## Instructions to follow
Write out each line that follows exactly as it stands, without the pictures.

## Supplied material
==========
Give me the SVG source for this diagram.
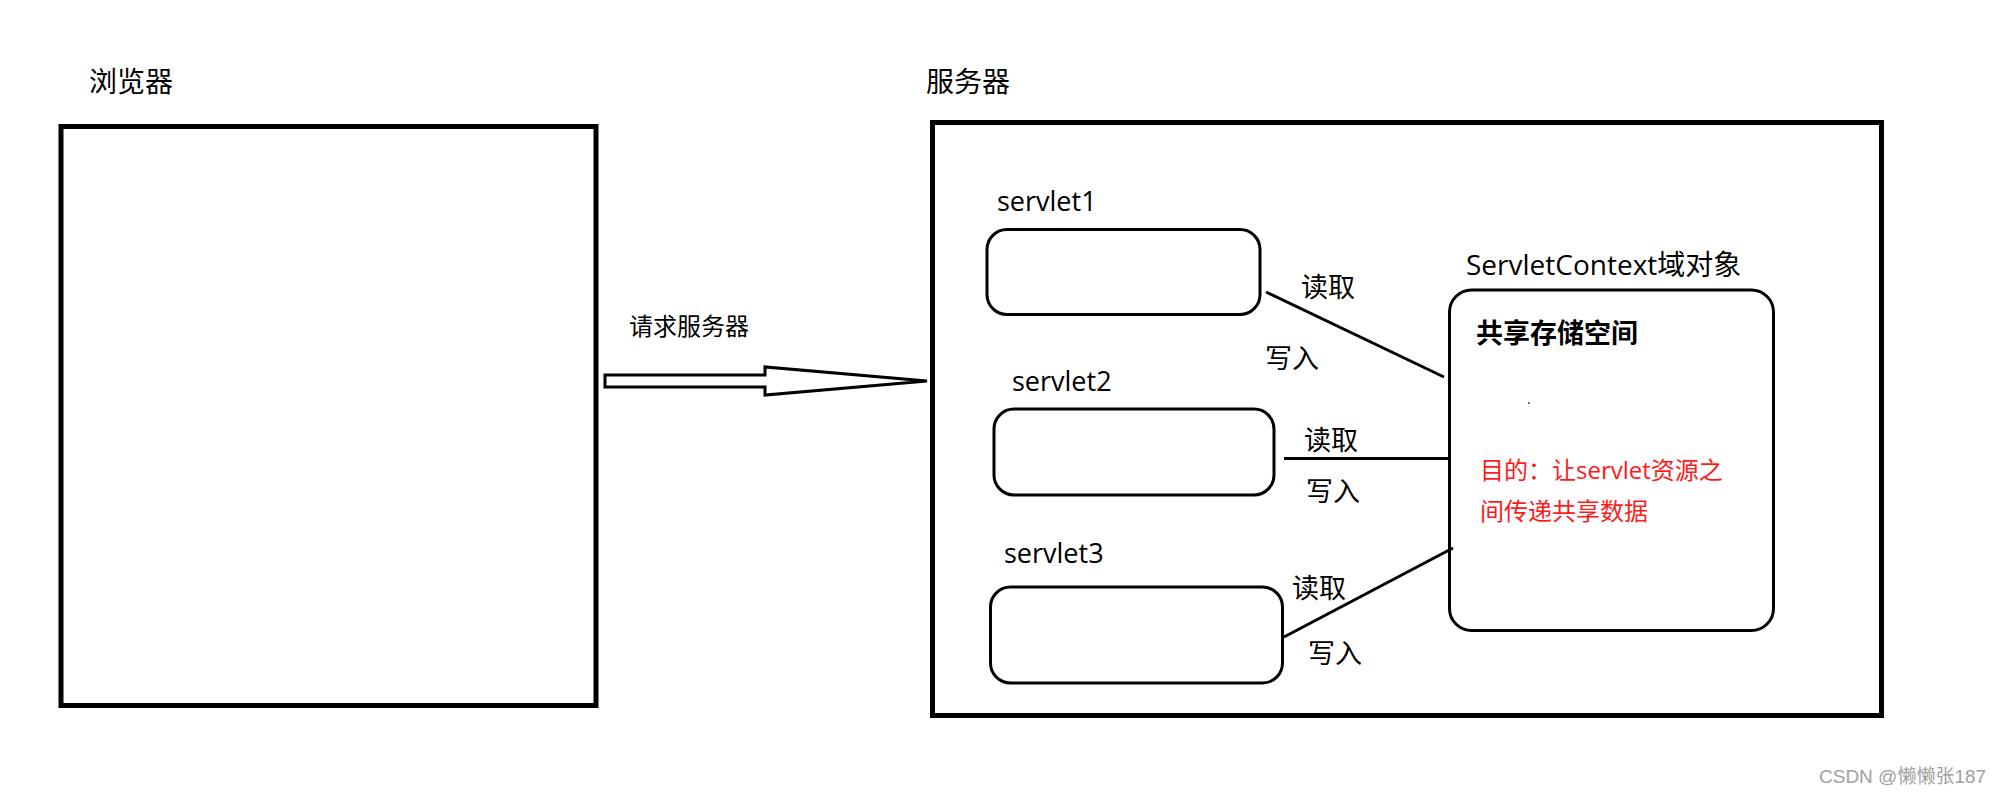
<svg xmlns="http://www.w3.org/2000/svg" width="2001" height="794" viewBox="0 0 2001 794">
<style>
.t{font-family:"Open Sans","Noto Sans CJK SC",sans-serif;font-size:27px;fill:#000}
.h{font-size:28px}
.s{font-size:24px}
.b{font-weight:bold}
.red{fill:#ff1a1a;font-size:24px}
.box{fill:#fff;stroke:#000;stroke-width:5}
.rr{fill:#fff;stroke:#000;stroke-width:3}
.ln{stroke:#000;stroke-width:3;fill:none}
.wm{font-family:"Liberation Sans","Noto Sans CJK SC",sans-serif;font-size:19px;fill:#a0a0a0}
</style>
<rect width="2001" height="794" fill="#fff"/>
<g id="browser">
<text class="t h" x="89" y="92">浏览器</text>
<rect class="box" x="61" y="126.5" width="535" height="579"/>
</g>
<g id="server">
<text class="t h" x="926" y="92">服务器</text>
<rect class="box" x="932.5" y="122.5" width="949" height="593"/>
</g>
<g id="servlet1">
<text class="t" x="997" y="211">servlet1</text>
<rect class="rr" x="987" y="229.5" width="273" height="85" rx="20"/>
</g>
<g id="servlet2">
<text class="t" x="1012" y="391">servlet2</text>
<rect class="rr" x="994" y="409" width="280" height="86" rx="20"/>
</g>
<g id="servlet3">
<text class="t" x="1004" y="563">servlet3</text>
<rect class="rr" x="990.5" y="587" width="292" height="96" rx="20"/>
</g>
<g id="servletcontext">
<text class="t h" x="1466" y="275">ServletContext域对象</text>
<rect class="rr" x="1449.5" y="290" width="324" height="340.5" rx="22"/>
<text class="t b" x="1476" y="343">共享存储空间</text>
<circle cx="1529" cy="403" r="1" fill="#444"/>
<text class="t red" x="1480" y="479">目的：让servlet资源之</text>
<text class="t red" x="1480" y="520">间传递共享数据</text>
</g>
<g id="connectors">
<polygon class="ln" points="605,375 765,375 765,367 927,381 765,395 765,387 605,387" fill="#fff"/>
<text class="t s" x="629" y="335">请求服务器</text>
<line class="ln" x1="1266" y1="292" x2="1444" y2="377"/>
<line class="ln" x1="1284" y1="458.5" x2="1449" y2="458.5"/>
<line class="ln" x1="1284" y1="637" x2="1453" y2="548"/>
<text class="t" x="1301" y="297">读取</text>
<text class="t" x="1265" y="368">写入</text>
<text class="t" x="1304" y="450">读取</text>
<text class="t" x="1306" y="501">写入</text>
<text class="t" x="1292" y="598">读取</text>
<text class="t" x="1308" y="663">写入</text>
</g>
<text class="wm" x="1819" y="783">CSDN @懒懒张187</text>
</svg>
==========
## Response below
Give me the SVG source for this diagram.
<svg xmlns="http://www.w3.org/2000/svg" width="2001" height="794" viewBox="0 0 2001 794">
<style>
.t{font-family:"Open Sans","Noto Sans CJK SC",sans-serif;font-size:27px;fill:#000}
.h{font-size:28px}
.s{font-size:24px}
.b{font-weight:bold}
.red{fill:#ff1a1a;font-size:24px}
.box{fill:#fff;stroke:#000;stroke-width:5}
.rr{fill:#fff;stroke:#000;stroke-width:3}
.ln{stroke:#000;stroke-width:3;fill:none}
.wm{font-family:"Liberation Sans","Noto Sans CJK SC",sans-serif;font-size:19px;fill:#a0a0a0}
</style>
<rect width="2001" height="794" fill="#fff"/>
<g id="browser">
<text class="t h" x="89" y="92">浏览器</text>
<rect class="box" x="61" y="126.5" width="535" height="579"/>
</g>
<g id="server">
<text class="t h" x="926" y="92">服务器</text>
<rect class="box" x="932.5" y="122.5" width="949" height="593"/>
</g>
<g id="servlet1">
<text class="t" x="997" y="211">servlet1</text>
<rect class="rr" x="987" y="229.5" width="273" height="85" rx="20"/>
</g>
<g id="servlet2">
<text class="t" x="1012" y="391">servlet2</text>
<rect class="rr" x="994" y="409" width="280" height="86" rx="20"/>
</g>
<g id="servlet3">
<text class="t" x="1004" y="563">servlet3</text>
<rect class="rr" x="990.5" y="587" width="292" height="96" rx="20"/>
</g>
<g id="servletcontext">
<text class="t h" x="1466" y="275">ServletContext域对象</text>
<rect class="rr" x="1449.5" y="290" width="324" height="340.5" rx="22"/>
<text class="t b" x="1476" y="343">共享存储空间</text>
<circle cx="1529" cy="403" r="1" fill="#444"/>
<text class="t red" x="1480" y="479">目的：让servlet资源之</text>
<text class="t red" x="1480" y="520">间传递共享数据</text>
</g>
<g id="connectors">
<polygon class="ln" points="605,375 765,375 765,367 927,381 765,395 765,387 605,387" fill="#fff"/>
<text class="t s" x="629" y="335">请求服务器</text>
<line class="ln" x1="1266" y1="292" x2="1444" y2="377"/>
<line class="ln" x1="1284" y1="458.5" x2="1449" y2="458.5"/>
<line class="ln" x1="1284" y1="637" x2="1453" y2="548"/>
<text class="t" x="1301" y="297">读取</text>
<text class="t" x="1265" y="368">写入</text>
<text class="t" x="1304" y="450">读取</text>
<text class="t" x="1306" y="501">写入</text>
<text class="t" x="1292" y="598">读取</text>
<text class="t" x="1308" y="663">写入</text>
</g>
<text class="wm" x="1819" y="783">CSDN @懒懒张187</text>
</svg>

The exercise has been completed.